By IANS,
New Delhi : Nearly five months after 26/11, candour and introspection marked a seminar of Pakistani and Indian journalists and writers here Wednesday, as they admitted they sometimes tended to speak in the “language of the secret services”.
The conference at the India International Centre took a broad, overarching view of how the media in both India and Pakistan reported events following the Nov 26, 2008 terrorist attacks in Mumbai and analysed whether their reporting whipped up jingoism and created war hysteria.
Those present were taken by surprise when members of the rightwing Sri Rama Sene, which hit the public eye with its attack on women in a Mangalore pub in January this year, tried to disrupt the seminar, shouting slogans against Pakistan.
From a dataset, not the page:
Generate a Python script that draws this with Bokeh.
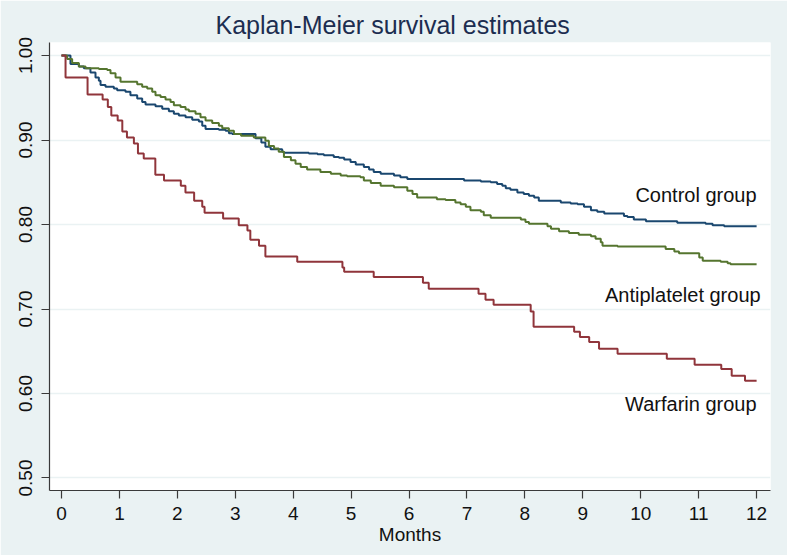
from bokeh.plotting import figure
from bokeh.models import FixedTicker, PrintfTickFormatter, Label
from bokeh.embed import file_html
from bokeh.resources import INLINE

# ---- data (Kaplan-Meier step estimates) ----
control_t = [0, 0.155, 0.30, 0.386, 0.50, 0.587, 0.645, 0.674, 0.76, 0.904,
             0.961, 1.105, 1.19, 1.307, 1.393, 1.451, 1.623, 1.739, 1.854, 1.94,
             2.026, 2.142, 2.257, 2.372, 2.43, 2.487, 2.717, 2.833, 2.89, 2.948,
             3.35, 3.45, 3.52, 3.61, 3.81, 3.84, 4.27, 4.42, 4.53, 4.70,
             4.79, 4.88, 4.99, 5.08, 5.22, 5.31, 5.39, 5.51, 5.74, 5.85,
             5.97, 6.95, 7.24, 7.41, 7.52, 7.61, 7.67, 7.75, 7.87, 7.98,
             8.07, 8.16, 8.24, 8.62, 8.79, 8.91, 9.02, 9.14, 9.25, 9.37,
             9.71, 9.77, 9.88, 10.09, 10.63, 11.12, 11.24, 11.44, 12.0]
control_s = [1.000, 0.990, 0.987, 0.985, 0.980, 0.974, 0.970, 0.965, 0.963, 0.961,
             0.959, 0.957, 0.953, 0.949, 0.945, 0.942, 0.940, 0.937, 0.934, 0.931,
             0.929, 0.927, 0.924, 0.922, 0.917, 0.913, 0.912, 0.911, 0.908, 0.907,
             0.902, 0.897, 0.892, 0.889, 0.886, 0.885, 0.884, 0.883, 0.882, 0.880,
             0.879, 0.877, 0.874, 0.871, 0.868, 0.865, 0.862, 0.860, 0.858, 0.856,
             0.854, 0.852, 0.851, 0.850, 0.848, 0.846, 0.843, 0.841, 0.838, 0.836,
             0.834, 0.832, 0.828, 0.826, 0.825, 0.824, 0.821, 0.817, 0.815, 0.813,
             0.810, 0.809, 0.806, 0.804, 0.802, 0.801, 0.799, 0.798, 0.798]

antiplatelet_t = [0, 0.098, 0.184, 0.30, 0.415, 0.645, 0.789, 0.846, 0.933, 1.019,
                  1.307, 1.393, 1.48, 1.566, 1.623, 1.71, 1.796, 1.883, 1.94, 2.055,
                  2.142, 2.199, 2.314, 2.40, 2.487, 2.602, 2.717, 2.775, 2.89, 2.977,
                  3.10, 3.32, 3.52, 3.58, 3.67, 3.75, 3.84, 3.96, 4.04, 4.13,
                  4.24, 4.47, 4.65, 4.82, 4.93, 5.16, 5.22, 5.34, 5.51, 5.74,
                  5.97, 6.06, 6.14, 6.48, 6.63, 6.80, 6.89, 6.98, 7.06, 7.24,
                  7.29, 7.41, 7.93, 8.01, 8.07, 8.39, 8.45, 8.59, 8.76, 8.93,
                  9.14, 9.22, 9.31, 9.34, 9.60, 10.43, 10.58, 10.66, 11.01, 11.07,
                  11.38, 11.50, 11.55, 12.0]
antiplatelet_s = [1.000, 0.996, 0.991, 0.987, 0.985, 0.984, 0.983, 0.979, 0.974, 0.969,
                  0.966, 0.963, 0.961, 0.957, 0.953, 0.951, 0.948, 0.945, 0.941, 0.939,
                  0.936, 0.934, 0.931, 0.927, 0.923, 0.920, 0.917, 0.914, 0.911, 0.907,
                  0.905, 0.903, 0.899, 0.893, 0.890, 0.886, 0.880, 0.876, 0.872, 0.868,
                  0.865, 0.862, 0.860, 0.858, 0.857, 0.856, 0.852, 0.849, 0.846, 0.844,
                  0.840, 0.836, 0.832, 0.830, 0.829, 0.826, 0.824, 0.821, 0.817, 0.815,
                  0.811, 0.808, 0.806, 0.803, 0.801, 0.798, 0.795, 0.792, 0.790, 0.788,
                  0.786, 0.783, 0.779, 0.775, 0.774, 0.771, 0.768, 0.766, 0.761, 0.757,
                  0.756, 0.754, 0.753, 0.753]

warfarin_t = [0, 0.07, 0.45, 0.71, 0.80, 0.86, 0.97, 1.05, 1.13, 1.25,
              1.32, 1.42, 1.62, 1.77, 2.06, 2.14, 2.29, 2.43, 2.47, 2.79,
              3.06, 3.21, 3.26, 3.41, 3.52, 4.07, 4.85, 4.88, 5.39, 6.24,
              6.34, 7.20, 7.32, 7.46, 8.10, 8.15, 8.85, 8.95, 9.11, 9.28,
              9.60, 10.45, 10.93, 11.39, 11.57, 11.80, 12.0]
warfarin_s = [1.000, 0.974, 0.954, 0.948, 0.939, 0.929, 0.923, 0.910, 0.903, 0.896,
              0.884, 0.878, 0.859, 0.852, 0.846, 0.838, 0.828, 0.821, 0.814, 0.807,
              0.799, 0.793, 0.782, 0.775, 0.762, 0.756, 0.749, 0.744, 0.738, 0.731,
              0.724, 0.718, 0.711, 0.705, 0.697, 0.679, 0.673, 0.667, 0.661, 0.653,
              0.647, 0.641, 0.634, 0.629, 0.621, 0.615, 0.615]

group_names = ["Control group", "Antiplatelet group", "Warfarin group"]
x_ticks = [0, 1, 2, 3, 4, 5, 6, 7, 8, 9, 10, 11, 12]
y_ticks = [0.5, 0.6, 0.7, 0.8, 0.9, 1.0]

assert len(control_t) == len(control_s)
assert len(antiplatelet_t) == len(antiplatelet_s)
assert len(warfarin_t) == len(warfarin_s)

# ---- styling ----
BG = "#eaf2f3"
FONT = "Liberation Sans"
colors = ["#1a476f", "#55752f", "#90353b"]

p = figure(width=787, height=555,
           x_range=(-0.207, 12.24), y_range=(0.4852, 1.0154),
           output_backend="svg", toolbar_location=None,
           min_border_left=49, min_border_right=17,
           min_border_top=42, min_border_bottom=65,
           background_fill_color="white", border_fill_color=BG)
p.outline_line_color = None

# title
p.title.text = "Kaplan-Meier survival estimates"
p.title.text_font = FONT
p.title.text_font_size = "25px"
p.title.text_font_style = "normal"
p.title.text_color = "#1c2d50"
p.title.align = "left"
p.title.offset = 166
p.title.standoff = 8

p.xgrid.visible = False
p.ygrid.grid_line_color = BG
p.ygrid.grid_line_width = 1.5
p.ygrid.ticker = FixedTicker(ticks=y_ticks)

for ax in (p.xaxis[0], p.yaxis[0]):
    ax.axis_line_color = "#3a3a3a"
    ax.axis_line_width = 1.2
    ax.major_tick_line_color = "#3a3a3a"
    ax.major_tick_line_width = 1.2
    ax.major_tick_out = 8
    ax.major_tick_in = 0
    ax.minor_tick_line_color = None
    ax.major_label_text_font = FONT
    ax.major_label_text_font_size = "19px"
    ax.major_label_text_color = "#111111"

p.xaxis.ticker = FixedTicker(ticks=x_ticks)
p.xaxis.major_label_standoff = 8
p.xaxis.axis_label = "Months"
p.xaxis.axis_label_text_font = FONT
p.xaxis.axis_label_text_font_size = "19px"
p.xaxis.axis_label_text_font_style = "normal"
p.xaxis.axis_label_text_color = "#111111"
p.xaxis.axis_label_standoff = 1

p.yaxis.ticker = FixedTicker(ticks=y_ticks)
p.yaxis.formatter = PrintfTickFormatter(format="%.2f")
p.yaxis.major_label_orientation = "vertical"
p.yaxis.major_label_standoff = 9

series = [(control_t, control_s), (antiplatelet_t, antiplatelet_s), (warfarin_t, warfarin_s)]
for (t, s), c in zip(series, colors):
    p.step(t, s, mode="after", line_color=c, line_width=2)

# group labels at the right end of the curves
label_pos = [(12.0, 0.8355), (12.07, 0.717), (12.0, 0.587)]
for name, (lx, ly) in zip(group_names, label_pos):
    p.add_layout(Label(x=lx, y=ly, text=name, text_align="right",
                       text_baseline="middle", text_font=FONT,
                       text_font_size="20px", text_color="#111111"))

open("out.html", "w").write(file_html(p, INLINE))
But they were soon pushed out.
Booker-winning author Arundhati Roy, who was one of the speakers, called for greater introspection on the roots of the Mumbai attacks rather than focusing on the identity of the attackers.
Roy tried to suggest that incidents like 26/11 and a growing proliferation of “poisonous ideologies” in the region was linked to the unresolved Kashmir dispute.
“There have been accusations and counter-accusations. But there is a silence about why Mumbai happened,” she said.
“Kashmir is at the centre of it. Everybody wants to ignore it and nobody wants to talk about it,” she said.
In a polemical strain, Roy, the author of “The God of Small Things”, called for “a summit of ‘gaddars’ (traitors) who are prepared to betray party lines” to discuss and resolve these issues that divide the two countries.
Transcending the border divide, journalists from both sides underlined the need for objectivity and balanced reporting in sensitive situations like the Mumbai attacks in which over 170 people were killed by Pakistan-based terrorists.
Rahimullah Yousafzai, a Peshawar-based journalist famous for his interview with terror mastermind Osama bin Laden, spoke about the pressures facing Pakistani journalists in the North West Frontier Province and risks they face on a daily basis in performing their duties.
“Many journalists have been killed and many have been forced to give up. There are so many risks and pressures,” he said.
He also spoke about the tendency of the media to parrot what the secret services are saying without independent verification.
Many journalists felt the role of the media in setting the agenda for India-Pakistan relations was limited. “The media’s impact on India-Pakistan relations is overestimated,” said Bharat Bhushan, editor, The Daily Mail.
Swapan Dasgupta, known for his rightwing views, agreed saying the media’s ability to shape the discourse of India-Pakistan relations was limited.
He, however, said that nationalism is inseparably bound with reporting on issues relating to India and Pakistan. “Nationalism is a powerful force and it will continue to be a powerful force,” he said.
Pakistani fashion journalist Muniba Kamal made a case for a nuanced understanding of the problem of terrorism saying the poverty-ridden background of Ajmal Kasab, the lone Pakistani terrorist captured during the Mumbai attacks, is important to understanding the problem of terrorism.
Kamal also contended that the Mumbai attacks could not have happened without local support from some alienated Indian Muslims.
Indian journalists lauded the independence of the Pakistani media and singled out their initiative to trace Kasab’s roots to Faridkot when the Pakistani government was in denial about his nationality.